> Rows from a dataset of charts and code:
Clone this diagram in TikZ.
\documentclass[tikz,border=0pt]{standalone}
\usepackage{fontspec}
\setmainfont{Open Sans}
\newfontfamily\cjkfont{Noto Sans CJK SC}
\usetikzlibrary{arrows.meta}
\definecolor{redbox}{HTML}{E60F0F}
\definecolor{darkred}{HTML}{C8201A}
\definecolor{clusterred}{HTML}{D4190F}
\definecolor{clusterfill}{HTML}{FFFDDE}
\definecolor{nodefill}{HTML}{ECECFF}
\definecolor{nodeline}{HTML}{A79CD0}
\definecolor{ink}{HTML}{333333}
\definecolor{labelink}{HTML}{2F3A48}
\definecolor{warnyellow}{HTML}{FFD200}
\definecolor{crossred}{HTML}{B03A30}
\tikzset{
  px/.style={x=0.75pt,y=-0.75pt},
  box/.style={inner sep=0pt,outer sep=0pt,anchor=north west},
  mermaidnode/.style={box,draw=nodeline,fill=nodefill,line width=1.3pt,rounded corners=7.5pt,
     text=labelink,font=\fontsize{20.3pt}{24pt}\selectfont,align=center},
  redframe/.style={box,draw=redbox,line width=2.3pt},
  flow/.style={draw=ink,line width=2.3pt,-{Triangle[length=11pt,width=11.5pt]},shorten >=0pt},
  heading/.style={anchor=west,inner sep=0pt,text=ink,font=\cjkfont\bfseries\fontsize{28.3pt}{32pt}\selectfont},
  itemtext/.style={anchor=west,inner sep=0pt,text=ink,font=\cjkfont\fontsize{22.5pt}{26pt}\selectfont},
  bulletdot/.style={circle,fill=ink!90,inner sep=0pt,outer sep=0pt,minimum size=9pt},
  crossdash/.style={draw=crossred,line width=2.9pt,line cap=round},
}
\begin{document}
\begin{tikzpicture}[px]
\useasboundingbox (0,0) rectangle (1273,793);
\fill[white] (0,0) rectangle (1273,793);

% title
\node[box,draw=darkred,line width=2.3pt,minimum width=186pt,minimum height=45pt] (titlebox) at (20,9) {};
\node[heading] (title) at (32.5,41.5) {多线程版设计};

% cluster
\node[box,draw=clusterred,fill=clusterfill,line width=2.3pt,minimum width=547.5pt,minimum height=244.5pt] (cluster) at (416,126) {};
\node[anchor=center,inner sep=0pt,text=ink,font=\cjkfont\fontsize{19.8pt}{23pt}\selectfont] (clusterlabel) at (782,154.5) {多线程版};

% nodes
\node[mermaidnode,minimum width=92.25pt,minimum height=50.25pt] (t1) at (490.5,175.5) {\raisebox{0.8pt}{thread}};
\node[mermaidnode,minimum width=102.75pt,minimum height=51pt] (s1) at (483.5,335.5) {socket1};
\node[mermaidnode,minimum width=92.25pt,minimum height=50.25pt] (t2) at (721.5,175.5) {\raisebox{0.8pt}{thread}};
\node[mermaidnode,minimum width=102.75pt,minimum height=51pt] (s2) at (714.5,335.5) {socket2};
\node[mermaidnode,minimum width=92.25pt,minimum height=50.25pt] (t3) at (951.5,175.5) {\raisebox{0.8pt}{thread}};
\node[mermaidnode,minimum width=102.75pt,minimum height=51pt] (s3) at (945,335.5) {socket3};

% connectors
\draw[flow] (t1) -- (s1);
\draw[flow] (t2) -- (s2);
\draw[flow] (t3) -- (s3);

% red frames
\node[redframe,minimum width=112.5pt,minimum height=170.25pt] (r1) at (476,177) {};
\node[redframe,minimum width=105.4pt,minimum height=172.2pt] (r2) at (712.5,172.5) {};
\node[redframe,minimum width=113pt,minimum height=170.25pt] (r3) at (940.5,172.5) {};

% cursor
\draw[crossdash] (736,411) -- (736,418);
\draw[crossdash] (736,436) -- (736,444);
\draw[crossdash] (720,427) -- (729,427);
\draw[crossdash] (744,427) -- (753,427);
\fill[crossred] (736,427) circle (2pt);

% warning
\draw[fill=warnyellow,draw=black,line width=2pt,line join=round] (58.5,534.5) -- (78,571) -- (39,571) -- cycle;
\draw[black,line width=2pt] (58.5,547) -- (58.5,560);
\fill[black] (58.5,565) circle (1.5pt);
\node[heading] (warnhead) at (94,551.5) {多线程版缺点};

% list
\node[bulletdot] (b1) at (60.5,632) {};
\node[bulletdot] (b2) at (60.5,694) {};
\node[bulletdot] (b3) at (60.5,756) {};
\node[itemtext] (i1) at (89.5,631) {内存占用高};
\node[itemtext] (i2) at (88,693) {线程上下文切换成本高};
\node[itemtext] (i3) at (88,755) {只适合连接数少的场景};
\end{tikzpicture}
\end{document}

...

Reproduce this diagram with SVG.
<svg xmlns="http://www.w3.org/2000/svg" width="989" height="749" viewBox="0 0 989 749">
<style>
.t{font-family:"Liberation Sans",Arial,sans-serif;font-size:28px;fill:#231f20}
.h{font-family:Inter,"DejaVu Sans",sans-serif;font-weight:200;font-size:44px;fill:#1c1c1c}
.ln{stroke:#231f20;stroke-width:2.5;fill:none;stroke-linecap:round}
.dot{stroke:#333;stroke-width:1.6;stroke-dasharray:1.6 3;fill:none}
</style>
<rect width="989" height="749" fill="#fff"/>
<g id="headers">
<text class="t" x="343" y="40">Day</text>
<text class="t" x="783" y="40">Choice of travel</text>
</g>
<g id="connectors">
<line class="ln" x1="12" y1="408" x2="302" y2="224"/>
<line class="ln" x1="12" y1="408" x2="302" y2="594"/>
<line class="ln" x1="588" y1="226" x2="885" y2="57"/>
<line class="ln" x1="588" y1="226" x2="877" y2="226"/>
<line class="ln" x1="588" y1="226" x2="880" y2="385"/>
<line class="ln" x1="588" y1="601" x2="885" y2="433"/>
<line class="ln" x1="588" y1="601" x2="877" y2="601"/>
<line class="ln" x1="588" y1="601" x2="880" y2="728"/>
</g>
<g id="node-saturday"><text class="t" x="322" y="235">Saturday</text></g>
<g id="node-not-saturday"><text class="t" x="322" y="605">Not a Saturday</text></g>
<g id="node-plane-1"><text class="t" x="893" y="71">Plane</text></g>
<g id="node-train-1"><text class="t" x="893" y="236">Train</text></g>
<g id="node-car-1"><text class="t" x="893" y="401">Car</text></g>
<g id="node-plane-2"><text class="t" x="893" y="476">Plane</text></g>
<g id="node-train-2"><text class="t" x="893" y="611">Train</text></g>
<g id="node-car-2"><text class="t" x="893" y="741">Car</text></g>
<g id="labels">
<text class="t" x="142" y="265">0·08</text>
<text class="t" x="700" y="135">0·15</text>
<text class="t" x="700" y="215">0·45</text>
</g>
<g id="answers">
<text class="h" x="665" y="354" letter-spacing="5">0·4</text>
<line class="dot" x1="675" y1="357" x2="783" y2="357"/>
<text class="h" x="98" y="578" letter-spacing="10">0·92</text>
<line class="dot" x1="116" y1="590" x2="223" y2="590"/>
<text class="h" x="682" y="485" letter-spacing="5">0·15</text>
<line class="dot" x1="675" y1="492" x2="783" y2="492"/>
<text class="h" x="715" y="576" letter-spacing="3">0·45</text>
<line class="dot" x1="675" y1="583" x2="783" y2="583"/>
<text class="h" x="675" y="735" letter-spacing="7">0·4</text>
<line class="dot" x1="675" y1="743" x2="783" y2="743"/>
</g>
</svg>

> PROBLEM STATEMENT: Transcribe nothing but the lines from the line with "Clone this diagram in TikZ." through the line with "(title) at (32.5,41.5)", reproducing each exactly.

> TASK SOLUTION:
Clone this diagram in TikZ.
\documentclass[tikz,border=0pt]{standalone}
\usepackage{fontspec}
\setmainfont{Open Sans}
\newfontfamily\cjkfont{Noto Sans CJK SC}
\usetikzlibrary{arrows.meta}
\definecolor{redbox}{HTML}{E60F0F}
\definecolor{darkred}{HTML}{C8201A}
\definecolor{clusterred}{HTML}{D4190F}
\definecolor{clusterfill}{HTML}{FFFDDE}
\definecolor{nodefill}{HTML}{ECECFF}
\definecolor{nodeline}{HTML}{A79CD0}
\definecolor{ink}{HTML}{333333}
\definecolor{labelink}{HTML}{2F3A48}
\definecolor{warnyellow}{HTML}{FFD200}
\definecolor{crossred}{HTML}{B03A30}
\tikzset{
  px/.style={x=0.75pt,y=-0.75pt},
  box/.style={inner sep=0pt,outer sep=0pt,anchor=north west},
  mermaidnode/.style={box,draw=nodeline,fill=nodefill,line width=1.3pt,rounded corners=7.5pt,
     text=labelink,font=\fontsize{20.3pt}{24pt}\selectfont,align=center},
  redframe/.style={box,draw=redbox,line width=2.3pt},
  flow/.style={draw=ink,line width=2.3pt,-{Triangle[length=11pt,width=11.5pt]},shorten >=0pt},
  heading/.style={anchor=west,inner sep=0pt,text=ink,font=\cjkfont\bfseries\fontsize{28.3pt}{32pt}\selectfont},
  itemtext/.style={anchor=west,inner sep=0pt,text=ink,font=\cjkfont\fontsize{22.5pt}{26pt}\selectfont},
  bulletdot/.style={circle,fill=ink!90,inner sep=0pt,outer sep=0pt,minimum size=9pt},
  crossdash/.style={draw=crossred,line width=2.9pt,line cap=round},
}
\begin{document}
\begin{tikzpicture}[px]
\useasboundingbox (0,0) rectangle (1273,793);
\fill[white] (0,0) rectangle (1273,793);

% title
\node[box,draw=darkred,line width=2.3pt,minimum width=186pt,minimum height=45pt] (titlebox) at (20,9) {};
\node[heading] (title) at (32.5,41.5) {多线程版设计};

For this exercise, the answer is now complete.